When I first arrived in early January, 'beach' and 'Scotland' seemed polar opposites and never the twain shall meet. However I have found out that Scotland has its fair share of lovely beaches - my Scottish Lit teacher insists vigorously that the sands of Morar are pure white and absolutely stunning. Sadly, a trip back to the Highlands seems doubtful, so I had to be content with beaches nearer to home...hence, after some quick googling, I decided I would be off to the east of Edinburgh, to Portobello Beach!
1. But not before a small diversion...to Newhaven Quay
One thing I'd forgotten about public buses is that they tend to come less frequently on Sundays compared to weekdays. So sadly, I arrived at the bus-stop only to realize that the next bus to Portobello would come in a very tedious-sounding 40 minutes! In the end, I opted for an earlier bus to Newhaven, (small village next to Leith) thinking I would make my way down to Portobello from there later in the day.
I've learnt that Newhaven used to see better days as a bustling port and shipbuilding centre. However it's pretty quiet these days, as I observed when I went - or perhaps that's just Newhaven on a Sunday afternoon?
In any case, I really liked the lighthouse which stands at the edge of the quay - it was built in 1869, and has since fallen into disrepair. I don't think the lighthouse is in use now, but it still remains - evocative of better days in this maritime village perhaps? In any case, a pretty and somewhat romantic feature to contemplate.
At the same time, it was also somewhat surreal to be flanked on either side by completely different-looking structures - tiny, homely villages across the Firth of Forth toward the left, and modern waterfront condominiums on my immediate right. The latter in particular, would not look out of place at all in Singapore!
2. Finally! Arriving at the Beach
Portobello gives out an entirely different vibe from Newhaven. Like the latter, it is also located on the coast of the Firth of Forth. However unlike Newhaven, Portobello gives the impression of a fashionable early 20th-century seaside resort - the kind of place the 'middle classes' would escape to over the weekend for a little bit of sun and sand.
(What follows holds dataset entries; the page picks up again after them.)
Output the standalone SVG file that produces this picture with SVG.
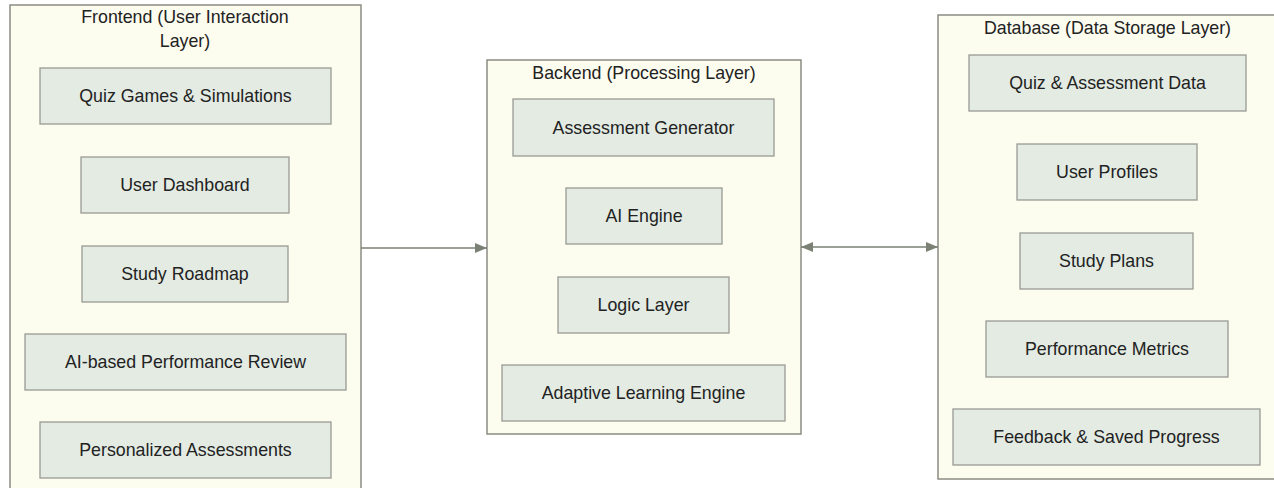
<svg xmlns="http://www.w3.org/2000/svg" width="1274" height="488" viewBox="0 0 1274 488">
<defs>
<style>
.bg{fill:#ffffff}
.layer{fill:#fcfcef;stroke:#8c8c84;stroke-width:1.5}
.node{fill:#e3ebe3;stroke:#999a94;stroke-width:1.3}
.t{font-family:"Liberation Sans",Arial,sans-serif;font-size:17.8px;fill:#222222;text-anchor:middle;dominant-baseline:central}
.conn{stroke:#7b8275;stroke-width:1.5;fill:none}
</style>
<marker id="ah" viewBox="0 0 12 10" refX="12" refY="5" markerWidth="12" markerHeight="10" markerUnits="userSpaceOnUse" orient="auto-start-reverse">
<path d="M0,0 L12,5 L0,10 z" fill="#7b8275"/>
</marker>
</defs>
<rect class="bg" x="0" y="0" width="1274" height="488"/>

<g id="frontend">
<rect class="layer" x="10" y="5" width="351" height="500"/>
<text class="t" x="185" y="17">Frontend (User Interaction</text>
<text class="t" x="185" y="41">Layer)</text>
</g>
<g id="quiz-games">
<rect class="node" x="40" y="68" width="291" height="56"/>
<text class="t" x="185.5" y="96">Quiz Games &amp; Simulations</text>
</g>
<g id="user-dashboard">
<rect class="node" x="81" y="157" width="208" height="56"/>
<text class="t" x="185" y="185">User Dashboard</text>
</g>
<g id="study-roadmap">
<rect class="node" x="82" y="246" width="206" height="56"/>
<text class="t" x="185" y="274">Study Roadmap</text>
</g>
<g id="ai-review">
<rect class="node" x="25" y="334" width="321" height="56"/>
<text class="t" x="185.5" y="362">AI-based Performance Review</text>
</g>
<g id="personalized">
<rect class="node" x="40" y="422" width="291" height="56"/>
<text class="t" x="185.5" y="450">Personalized Assessments</text>
</g>

<g id="backend">
<rect class="layer" x="487" y="60" width="314" height="374"/>
<text class="t" x="644" y="73">Backend (Processing Layer)</text>
</g>
<g id="assessment-generator">
<rect class="node" x="513" y="99" width="261" height="57"/>
<text class="t" x="643.5" y="127.5">Assessment Generator</text>
</g>
<g id="ai-engine">
<rect class="node" x="566" y="188" width="156" height="56"/>
<text class="t" x="644" y="216">AI Engine</text>
</g>
<g id="logic-layer">
<rect class="node" x="558" y="277" width="171" height="56"/>
<text class="t" x="643.5" y="305">Logic Layer</text>
</g>
<g id="adaptive">
<rect class="node" x="502" y="365" width="283" height="56"/>
<text class="t" x="643.5" y="393">Adaptive Learning Engine</text>
</g>

<g id="database">
<rect class="layer" x="938" y="15" width="350" height="464"/>
<text class="t" x="1107.5" y="28">Database (Data Storage Layer)</text>
</g>
<g id="quiz-data">
<rect class="node" x="969" y="55" width="277" height="56"/>
<text class="t" x="1107.5" y="83">Quiz &amp; Assessment Data</text>
</g>
<g id="user-profiles">
<rect class="node" x="1017" y="144" width="180" height="56"/>
<text class="t" x="1107" y="172">User Profiles</text>
</g>
<g id="study-plans">
<rect class="node" x="1020" y="233" width="173" height="56"/>
<text class="t" x="1106.5" y="261">Study Plans</text>
</g>
<g id="performance-metrics">
<rect class="node" x="986" y="321" width="242" height="56"/>
<text class="t" x="1107" y="349">Performance Metrics</text>
</g>
<g id="feedback">
<rect class="node" x="953" y="409" width="307" height="56"/>
<text class="t" x="1106.5" y="437">Feedback &amp; Saved Progress</text>
</g>

<g id="connectors">
<line class="conn" x1="361" y1="248" x2="487" y2="248" marker-end="url(#ah)"/>
<line class="conn" x1="801" y1="247" x2="938" y2="247" marker-start="url(#ah)" marker-end="url(#ah)"/>
</g>
</svg>
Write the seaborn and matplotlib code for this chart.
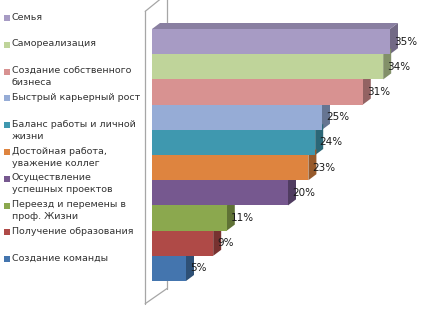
import numpy as np
import seaborn as sns
import matplotlib.pyplot as plt
from matplotlib.patches import Polygon
from matplotlib.colors import to_rgb
from matplotlib.transforms import ScaledTranslation

# данные
categories = [
    "Семья",
    "Самореализация",
    "Создание собственного\nбизнеса",
    "Быстрый карьерный рост",
    "Баланс работы и личной\nжизни",
    "Достойная работа,\nуважение коллег",
    "Осуществление\nуспешных проектов",
    "Переезд и перемены в\nпроф. Жизни",
    "Получение образования",
    "Создание команды",
]
values = [35, 34, 31, 25, 24, 23, 20, 11, 9, 5]
colors = ["#A79BC4", "#BFD49A", "#D89291", "#96ACD6", "#3F98AF",
          "#DE843F", "#76588F", "#8BA84E", "#AF4A47", "#4475AE"]

def darker(c, k=0.68):
    return tuple(v * k for v in to_rgb(c))

def main():
    sns.set_style("white")
    plt.rcParams["font.family"] = ["DejaVu Sans"]

    fig = plt.figure(figsize=(4.24, 3.12), dpi=100, facecolor="white")

    # основная область с барами
    ax = fig.add_axes([152 / 424, 31 / 312, 272 / 424, 252 / 312])
    sns.barplot(x=values, y=categories, hue=categories, palette=colors,
                orient="h", width=1.0, saturation=1, legend=False,
                linewidth=0, ax=ax, zorder=3)
    ax.set_xlim(0, 40)
    ax.set_ylim(9.5, -0.5)
    ax.axis("off")

    # глубина 3D эффекта в единицах данных (8px вправо, 6px вверх)
    dx, dy = 8 / 6.8, 6 / 25.2

    # стенка слева
    wall_kw = dict(color="#A6A6A6", lw=0.9, clip_on=False, zorder=1)
    ax.plot([-1.0, -1.0], [10.4, -1.2], **wall_kw)
    ax.plot([2.2, 2.2], [9.8, -1.9], **wall_kw)
    ax.plot([-1.0, 2.2], [10.4, 9.8], **wall_kw)
    ax.plot([-1.0, 2.2], [-1.2, -1.9], **wall_kw)

    # боковые грани
    for i, (v, c) in enumerate(zip(values, colors)):
        side = Polygon([(v, i - 0.5), (v + dx, i - 0.5 - dy),
                        (v + dx, i + 0.5 - dy), (v, i + 0.5)],
                       closed=True, fc=darker(c), ec="none",
                       clip_on=False, zorder=2)
        ax.add_patch(side)
        ax.text(v + 0.6, i, f"{v}%", ha="left", va="center",
                fontsize=7.5, color="#1A1A1A", zorder=5, clip_on=False)

    # верхняя грань первого бара
    top = Polygon([(0, -0.5), (dx, -0.5 - dy), (values[0] + dx, -0.5 - dy),
                   (values[0], -0.5)], closed=True,
                  fc=darker(colors[0], 0.82), ec="none", clip_on=False, zorder=2)
    ax.add_patch(top)

    # легенда слева
    lax = fig.add_axes([0, 0, 148 / 424, 1])
    lax.set_xlim(0, 148)
    lax.set_ylim(312, 0)
    lax.axis("off")
    shift = lax.transData + ScaledTranslation(0, 5.5 / 100, fig.dpi_scale_trans)
    for i, (lab, c) in enumerate(zip(categories, colors)):
        y = 18 + i * 26.8
        lax.scatter([6.5], [y], marker="s", s=18, color=c, linewidths=0)
        lax.text(12, y, lab, ha="left", va="top", fontsize=6.8,
                 color="#333333", linespacing=1.45, transform=shift)

    plt.savefig("out.png", dpi=100, facecolor="white")
    plt.close()

if __name__ == "__main__":
    main()
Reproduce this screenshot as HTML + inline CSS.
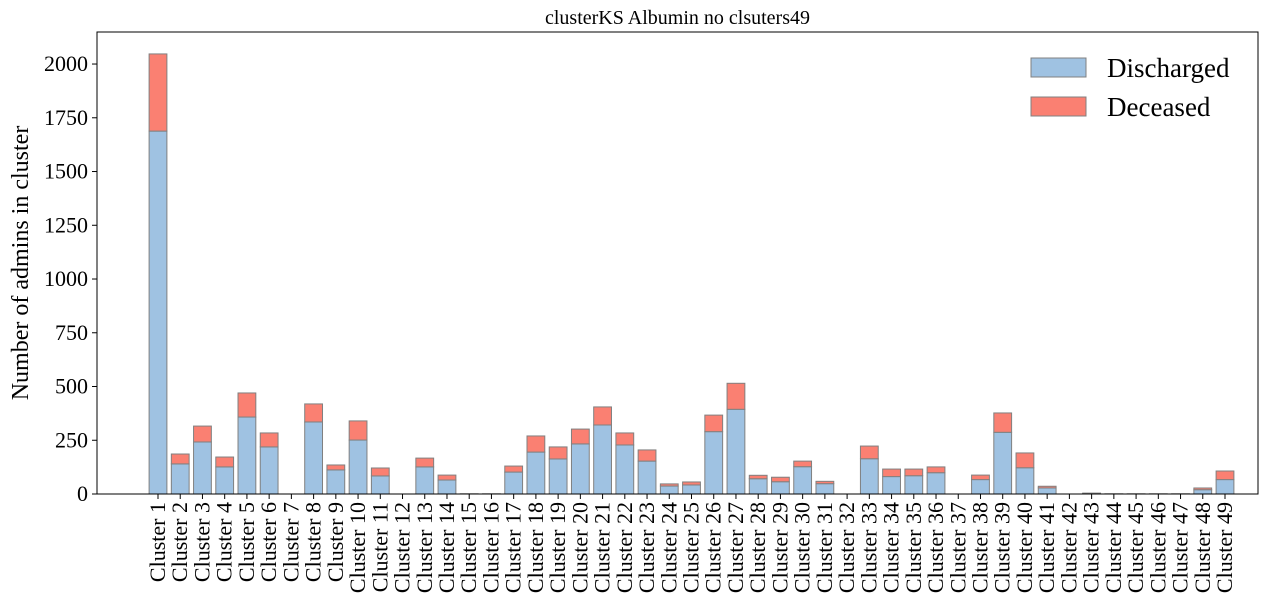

There are quaint looking signs along Portobello High Street which direct visitors to the Beach and other leisure facilities in the vicinity.
And that's one thing Portobello has which the fancy plages in Nice don't - bountiful amounts of lovely, soft tan-coloured sand. Nice's beaches are rocky and generally not very nice to walk or lie on, especially when the pebbles are heated up by the noon-time sun (ouch!) Portobello however, is perfect for a leisurely seaside stroll. You can kick of your shoes and walk about freely, feeling the sand run through your toes...as mentioned earlier, the beach is quite clean so little worries that you'll step on a broken beer bottle or the like.
There are also plenty of benches and rocky ledges along the promenade where you can sit down with an ice-cream or takeaway fish 'n chips (there are eateries along the beach), and just soak in the sun. Really enjoyed just sitting by the beach, reading my book and listening to the sound of the incoming tide. Ah, bliss!